Vidée de ma substance des cheveux aux orteils, j'étais eau, mêlée à elle dans ce qui n'était même pas une étreinte. Une étreinte suppose un corps étranger, une autre masse à laquelle s'accrocher et là, il n'y avait rien. Rien que le liquide et moi fusionnés.
Pourtant j'avais la sensation aiguë de mon corps oublié. Magique et étrange sensation de m'habiter pleinement en étant absente à moi-même.
Je savais qu'en gonflant plus amplement mes poumons, je remonterais d'un petit mètre. Qu'en inclinant un peu, à peine ma cheville, je virerais sur la droite. Mes palmes n'étaient pas un ajout de plastique, mais une partie de moi-même, mes nageoires terminales.
Je flottais, volais, dissoute et démultipliée, parcourue d'un plaisir impossible à décrire.
De retour sur terre, une plongeuse me dit :
- Je te regardais sous l'eau. Tout avait l'air si facile, tu bougeais si peu que j'ai cru que tu dormais.
Non, je ne dormais pas. J'étais ailleurs, en patrie de grâce.
Salée comme les larmes qui embuèrent mon masque.
La 2e photo est de James Walter.
J'aime, je goûte, tes jeux de mots qui tombent à chaque fois si justes.
Depuis, je recherche cette merveilleuse sensation... Si tout va bien, je replonge la semaine prochaine. En route vers de nouvelles aventures !
Très jolies associations d'eau salées, :) et une belle description de la plongée, qui éveille la curiosité.
Moi, ces histoires d'apensanteur, ça m'a toujours fascinée.
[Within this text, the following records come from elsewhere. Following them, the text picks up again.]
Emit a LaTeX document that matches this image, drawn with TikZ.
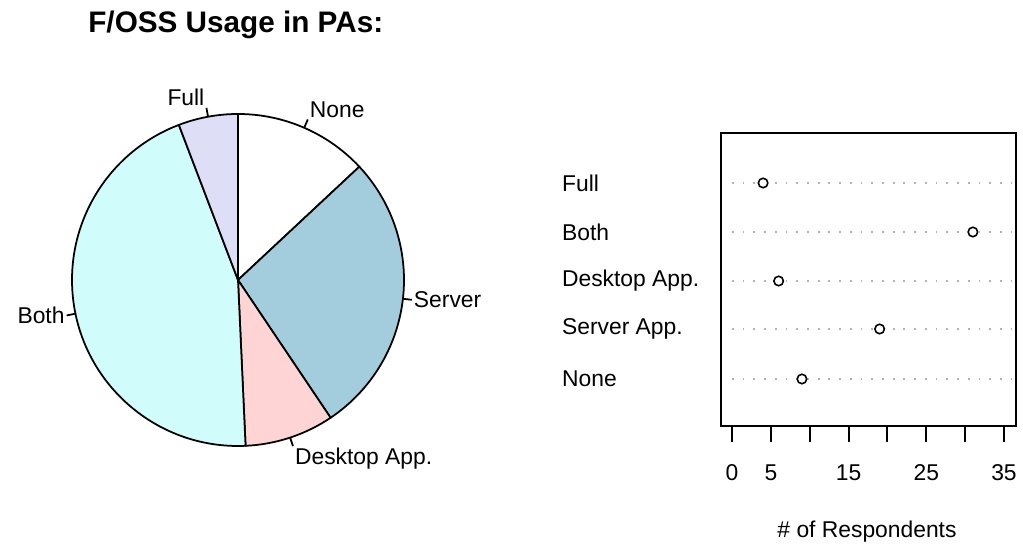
\documentclass[tikz,border=0pt]{standalone}
\usepackage{fontspec}
\setmainfont{Liberation Sans}
\usetikzlibrary{positioning}

\definecolor{slicenone}{HTML}{FFFFFF}
\definecolor{sliceserver}{HTML}{A3CDDD}
\definecolor{slicedesk}{HTML}{FFD4D4}
\definecolor{sliceboth}{HTML}{D0FCFC}
\definecolor{slicefull}{HTML}{DEDEF7}

\begin{document}
\begin{tikzpicture}[x=0.02cm,y=0.02cm]

    % Define style
    \tikzstyle{lbl} = [font=\fontsize{13pt}{15pt}\selectfont, inner sep=1pt]
    \tikzstyle{slice} = [draw=black, line width=1pt, line join=round]
    \tikzstyle{dotrow} = [gray!60, line width=1pt, dash pattern=on 1pt off 5.1pt]
    \tikzstyle{marker} = [circle, draw, line width=0.9pt, fill=white, inner sep=0pt, minimum size=0.19cm]

    \useasboundingbox (0,0) rectangle (1023,546);

    % Title
    \node[anchor=base west, inner sep=0pt, font=\bfseries\fontsize{16.9pt}{18pt}\selectfont] (title) at (88,513) {F/OSS Usage in PAs:};

    % Pie slices (clockwise from the top)
    \coordinate (c) at (238,266);
    \foreach \a/\b/\col in {90/43.04/slicenone, 43.04/-56.09/sliceserver, -56.09/-87.39/slicedesk, -87.39/-249.13/sliceboth, -249.13/-270/slicefull}
        \filldraw[slice, fill=\col] (c) -- ++(\a:166) arc[start angle=\a, end angle=\b, radius=166] -- cycle;

    % Slice labels
    \foreach \m/\txt/\anc/\nm in {66.5/None/south west/lnone, -6.5/Server/west/lserver, -71.7/Desktop App./north west/ldesk, 191.7/Both/east/lboth, 100.4/Full/south east/lfull} {
        \path (c) ++(\m:166) coordinate (\nm a) ++(\m:9) coordinate (\nm b);
        \draw[slice] (\nm a) -- (\nm b);
        \node[lbl, anchor=\anc] (\nm) at (\nm b) {\txt};
    }

    % Dot plot
    \draw[line width=1.2pt] (721,120) rectangle (1016,413);
    \foreach \y/\v/\txt/\nm in {363/4/Full/rfull, 314/31/Both/rboth, 265/6/Desktop App./rdesk, 217/19/Server App./rserver, 167/9/None/rnone} {
        \node[lbl, anchor=west] (\nm) at (560,\y) {\txt};
        \draw[dotrow] (732,\y) -- (1013,\y);
        \node[marker] (\nm pt) at ({732+7.77*\v},\y) {};
    }

    % Axis
    \foreach \v in {0,5,...,35}
        \draw[line width=1.1pt] ({732+7.77*\v},120) -- ++(0,-16);
    \foreach \v in {0,5,15,25,35}
        \node[lbl] (x\v) at ({732+7.77*\v},73) {\v};
    \node[lbl] (xlabel) at (867,14) {\# of Respondents};

\end{tikzpicture}
\end{document}
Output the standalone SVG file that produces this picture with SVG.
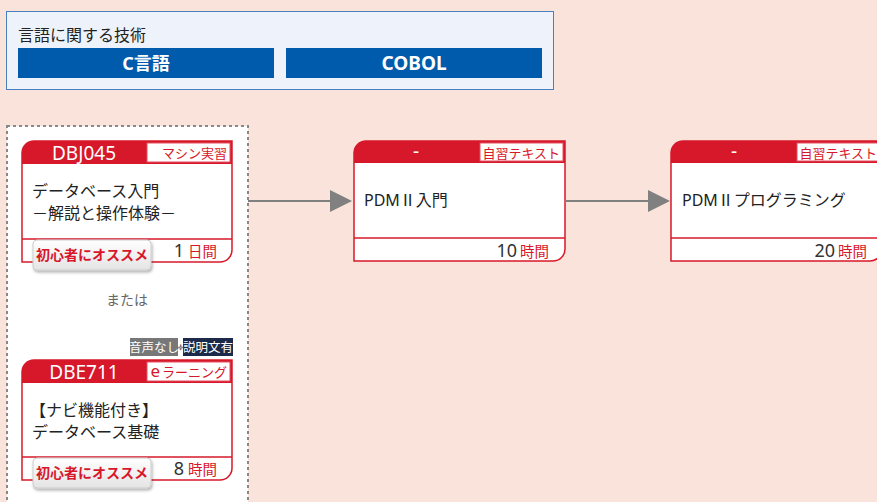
<svg xmlns="http://www.w3.org/2000/svg" width="877" height="502" viewBox="0 0 877 502">
<defs>
<style>
text{font-family:"Noto Sans","Noto Sans CJK JP",sans-serif;}
.card{fill:#fff;stroke:#D7182A;stroke-width:1.5;}
.hdr{fill:#D7182A;}
.tagbox{fill:#fff;stroke:#E25060;stroke-width:1;}
.code{fill:#fff;font-size:19px;text-anchor:middle;}
.tag{fill:#D7182A;font-size:13px;text-anchor:end;}
.body{fill:#222;font-size:16px;}
.div{stroke:#D7182A;stroke-width:1.5;}
.num{fill:#333;font-size:18px;}
.unit{fill:#D7182A;font-size:14.5px;}
.badge{fill:url(#bg);stroke:#ccc;stroke-width:1;filter:url(#sh);}
.btxt{fill:#D7182A;font-size:14px;font-weight:bold;text-anchor:middle;}
.conn{stroke:#808080;stroke-width:2;fill:none;}
</style>
<linearGradient id="bg" x1="0" y1="0" x2="0" y2="1">
<stop offset="0" stop-color="#ffffff"/>
<stop offset="1" stop-color="#e4e4e4"/>
</linearGradient>
<filter id="sh" x="-10%" y="-20%" width="130%" height="160%">
<feDropShadow dx="1" dy="2" stdDeviation="1.5" flood-color="#000" flood-opacity="0.3"/>
</filter>
</defs>
<rect width="877" height="502" fill="#FAE3DA"/>

<g id="lang">
<rect x="6.5" y="11.5" width="547" height="78" fill="#EEF2FA" stroke="#4A7FC0" stroke-width="1"/>
<text x="18" y="41" font-size="16" fill="#222">言語に関する技術</text>
<rect x="18" y="48" width="256" height="30" fill="#005BAC"/>
<text x="146" y="70" font-size="18" font-weight="bold" fill="#fff" text-anchor="middle">C言語</text>
<rect x="286" y="48" width="256" height="30" fill="#005BAC"/>
<text x="414" y="70" font-size="19" font-weight="bold" fill="#fff" text-anchor="middle">COBOL</text>
</g>

<g id="choice">
<rect x="7" y="126" width="241" height="390" fill="#fff" stroke="#888" stroke-width="2" stroke-dasharray="3 3"/>
<text x="127" y="305" font-size="14" fill="#666" text-anchor="middle">または</text>
</g>

<g id="DBJ045">
<path class="card" d="M34,141 H232 V250 A12,12 0 0 1 220,262 H22 V153 A12,12 0 0 1 34,141 Z"/>
<path class="hdr" d="M34,141 H232 V164 H22 V153 A12,12 0 0 1 34,141 Z"/>
<rect class="tagbox" x="147" y="143" width="83" height="19"/>
<text class="code" x="84" y="160">DBJ045</text>
<text class="tag" x="227" y="158">マシン実習</text>
<text class="body" x="32" y="197">データベース入門</text>
<text class="body" x="32" y="219">－解説と操作体験－</text>
<line class="div" x1="22" y1="239" x2="232" y2="239"/>
<text x="217" y="257" text-anchor="end"><tspan class="num">1</tspan><tspan class="unit" dx="4">日間</tspan></text>
<rect class="badge" x="33" y="240" width="118" height="30" rx="4"/>
<text class="btxt" x="92" y="260">初心者にオススメ</text>
</g>

<g id="DBE711">
<rect x="130" y="338" width="48" height="18" fill="#777"/>
<text x="154" y="352" font-size="12.5" fill="#fff" text-anchor="middle">音声なし</text>
<rect x="183" y="338" width="50" height="18" fill="#1B2A4A"/>
<text x="180.5" y="351" font-size="10" fill="#fff" stroke="#444" stroke-width="0.5" text-anchor="middle">+</text>
<text x="208" y="352" font-size="12.5" fill="#fff" text-anchor="middle">説明文有</text>
<path class="card" d="M34,360 H232 V468 A12,12 0 0 1 220,480 H22 V372 A12,12 0 0 1 34,360 Z"/>
<path class="hdr" d="M34,360 H232 V383 H22 V372 A12,12 0 0 1 34,360 Z"/>
<rect class="tagbox" x="147" y="362" width="83" height="19"/>
<text class="code" x="84" y="379">DBE711</text>
<text class="tag" x="227" y="377"><tspan font-size="17">e</tspan><tspan dx="2">ラーニング</tspan></text>
<text class="body" x="30" y="416">【ナビ機能付き】</text>
<text class="body" x="32" y="438">データベース基礎</text>
<line class="div" x1="22" y1="457" x2="232" y2="457"/>
<text x="217" y="475" text-anchor="end"><tspan class="num">8</tspan><tspan class="unit" dx="4">時間</tspan></text>
<rect class="badge" x="33" y="458" width="118" height="30" rx="4"/>
<text class="btxt" x="92" y="478">初心者にオススメ</text>
</g>

<g id="PDM1">
<path class="card" d="M366,141 H565 V249 A12,12 0 0 1 553,261 H354 V153 A12,12 0 0 1 366,141 Z"/>
<path class="hdr" d="M366,141 H565 V163 H354 V153 A12,12 0 0 1 366,141 Z"/>
<rect class="tagbox" x="480" y="143" width="83" height="18"/>
<text class="code" x="416" y="158" font-size="15">-</text>
<text class="tag" x="560" y="158" font-size="12.5">自習テキスト</text>
<text class="body" x="364" y="206">PDMⅡ入門</text>
<line class="div" x1="354" y1="238" x2="565" y2="238" stroke-width="1"/>
<text x="549" y="257" text-anchor="end"><tspan class="num">10</tspan><tspan class="unit" dx="3">時間</tspan></text>
</g>

<g id="PDM2">
<path class="card" d="M683,141 H882 V249 A12,12 0 0 1 870,261 H671 V153 A12,12 0 0 1 683,141 Z"/>
<path class="hdr" d="M683,141 H882 V163 H671 V153 A12,12 0 0 1 683,141 Z"/>
<rect class="tagbox" x="797" y="143" width="83" height="18"/>
<text class="code" x="734" y="158" font-size="15">-</text>
<text class="tag" x="877" y="158" font-size="12.5">自習テキスト</text>
<text class="body" x="682" y="206">PDMⅡプログラミング</text>
<line class="div" x1="671" y1="238" x2="882" y2="238" stroke-width="1"/>
<text x="867" y="257" text-anchor="end"><tspan class="num">20</tspan><tspan class="unit" dx="3">時間</tspan></text>
</g>

<g id="connectors">
<line class="conn" x1="248" y1="201" x2="331" y2="201"/>
<polygon points="330,190 352,201 330,212" fill="#808080"/>
<line class="conn" x1="565" y1="201" x2="649" y2="201"/>
<polygon points="648,190 670,201 648,212" fill="#808080"/>
</g>
</svg>
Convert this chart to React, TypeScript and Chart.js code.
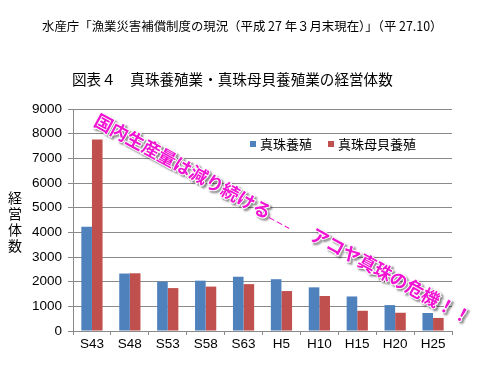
import React, { useEffect, useRef } from "react";
import { Chart, registerables } from "chart.js";

Chart.register(...registerables);

const categories = ["S43", "S48", "S53", "S58", "S63", "H5", "H10", "H15", "H20", "H25"];
const pearlCulture = [4230, 2330, 2000, 2040, 2200, 2100, 1770, 1400, 1050, 730];
const motherShellCulture = [7760, 2340, 1740, 1800, 1900, 1620, 1420, 820, 740, 530];
const seriesLabels = ["真珠養殖", "真珠母貝養殖"];
const seriesColors = ["#4F81BD", "#C0504D"];
const yMin = 0;
const yMax = 9000;
const yStep = 1000;
const sourceText = "水産庁「漁業災害補償制度の現況（平成 27 年３月末現在）」（平 27.10）";
const chartTitle = "図表４　真珠養殖業・真珠母貝養殖業の経営体数";
const yAxisTitle = "経営体数";
const annotationTexts = ["国内生産量は減り続ける", "アコヤ真珠の危機！！"];

const JP = '"Noto Sans CJK JP", "Noto Sans", sans-serif';
const LAT = '"Liberation Sans", Arial, sans-serif';

const fitText = (ctx: any, text: string, x: number, y: number, width: number, base: number, family: string) => {
  ctx.font = `${base}px ${family}`;
  const w = ctx.measureText(text).width;
  const size = (base * width) / w;
  ctx.font = `${size}px ${family}`;
  ctx.fillText(text, x, y);
};

const decorPlugin = {
  id: "decor",
  beforeDraw(chart: any) {
    const ctx = chart.ctx;
    ctx.save();
    ctx.fillStyle = "#ffffff";
    ctx.fillRect(0, 0, chart.width, chart.height);
    ctx.restore();
  },
  afterDraw(chart: any) {
    const ctx = chart.ctx;
    ctx.save();
    ctx.fillStyle = "#000";
    ctx.textBaseline = "middle";
    ctx.textAlign = "left";
    // source line
    fitText(ctx, sourceText, 42, 26, 401, 12, JP);
    // chart title
    fitText(ctx, chartTitle, 72, 79, 321, 14.5, JP);
    // y axis title, stacked
    ctx.font = `14px ${JP}`;
    ctx.textAlign = "center";
    Array.from(yAxisTitle).forEach((c, i) => ctx.fillText(c, 15, 198 + i * 16));
    // legend
    ctx.textAlign = "left";
    ctx.font = `13px ${JP}`;
    const legendX = [250, 328];
    chart.data.datasets.forEach((ds: any, i: number) => {
      ctx.fillStyle = ds.backgroundColor;
      ctx.fillRect(legendX[i], 141, 6, 6);
      ctx.fillStyle = "#000";
      ctx.fillText(ds.label, legendX[i] + 10, 144);
    });
    // pink annotations
    const drawAnno = (text: string, x: number, y: number, angle: number, tail: boolean) => {
      ctx.save();
      ctx.translate(x, y);
      ctx.rotate((angle * Math.PI) / 180);
      ctx.font = `bold 18px ${JP}`;
      ctx.textAlign = "left";
      ctx.textBaseline = "middle";
      ctx.shadowColor = "rgba(0,0,0,0.45)";
      ctx.shadowOffsetX = 2;
      ctx.shadowOffsetY = 2;
      ctx.shadowBlur = 2;
      ctx.lineWidth = 2;
      ctx.strokeStyle = "#ffffff";
      ctx.strokeText(text, 0, 0);
      ctx.shadowColor = "transparent";
      ctx.fillStyle = "#F014D2";
      ctx.fillText(text, 0, 0);
      if (tail) {
        const w = ctx.measureText(text).width;
        ctx.strokeStyle = "#F014D2";
        ctx.lineWidth = 1;
        ctx.setLineDash([6, 3]);
        ctx.beginPath();
        ctx.moveTo(w + 1, 4);
        ctx.lineTo(w + 24, 4);
        ctx.stroke();
      }
      ctx.restore();
    };
    drawAnno(annotationTexts[0], 96, 119, 28.5, true);
    drawAnno(annotationTexts[1], 312, 233, 28.5, false);
    ctx.restore();
  },
};

export default function App() {
  const ref = useRef<HTMLCanvasElement | null>(null);
  useEffect(() => {
    if (!ref.current) return;
    const chart = new Chart(ref.current, {
      type: "bar",
      data: {
        labels: categories,
        datasets: [
          { label: seriesLabels[0], data: pearlCulture, backgroundColor: seriesColors[0], borderWidth: 0 },
          { label: seriesLabels[1], data: motherShellCulture, backgroundColor: seriesColors[1], borderWidth: 0 },
        ],
      },
      options: {
        responsive: false,
        animation: false,
        devicePixelRatio: 1,
        layout: { padding: { left: 0, right: 48, top: 109, bottom: 0 } },
        datasets: { bar: { categoryPercentage: 0.56, barPercentage: 1 } },
        plugins: { legend: { display: false }, tooltip: { enabled: false }, title: { display: false } },
        scales: {
          x: {
            grid: { display: true, drawOnChartArea: false, drawTicks: true, tickLength: 4, color: "#8a8a8a", offset: true },
            border: { color: "#8a8a8a" },
            ticks: { color: "#000", font: { family: LAT, size: 13.5 }, padding: 1, maxRotation: 0 },
            afterFit: (s: any) => { s.height = 44; },
          },
          y: {
            min: yMin,
            max: yMax,
            ticks: {
              stepSize: yStep,
              color: "#000",
              font: { family: LAT, size: 13.5 },
              padding: 6,
              callback: (v: any) => String(v),
            },
            grid: { color: "#8a8a8a", tickLength: 5 },
            border: { color: "#8a8a8a" },
            afterFit: (s: any) => { s.width = 73; },
          },
        },
      } as any,
      plugins: [decorPlugin],
    });
    return () => chart.destroy();
  }, []);
  return (
    <div style={{ position: "absolute", left: 0, top: 0, width: 500, height: 375, background: "#fff" }}>
      <canvas ref={ref} width={500} height={375} style={{ display: "block" }} />
    </div>
  );
}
Je trouve ça très sensuel, sans savoir vraiment l'expliquer...
Sensuelle, la plongée l'est... une fois dans l'eau, couplée à la magique sensation de totale liberté. Car sur le pont, la combinaison, le BCD (gilet stabilisateur) et la bouteille sur le dos tiennent plus du harnachement !
Entre plonger et faire l'amour, il y a pour moi beaucoup de points communs (tout dépend cependant du type de plongée... la plongée technique ou en environnement couvert - épaves, grottes, sous glace - peuvent être assez stressantes, même si j'ai un faible pour la deuxième). Et faire l'amour après avoir plongé est un délice...
Magnifique. Bien mieux que celui de la terre, ce sel là donne goût à tes belles profondeurs.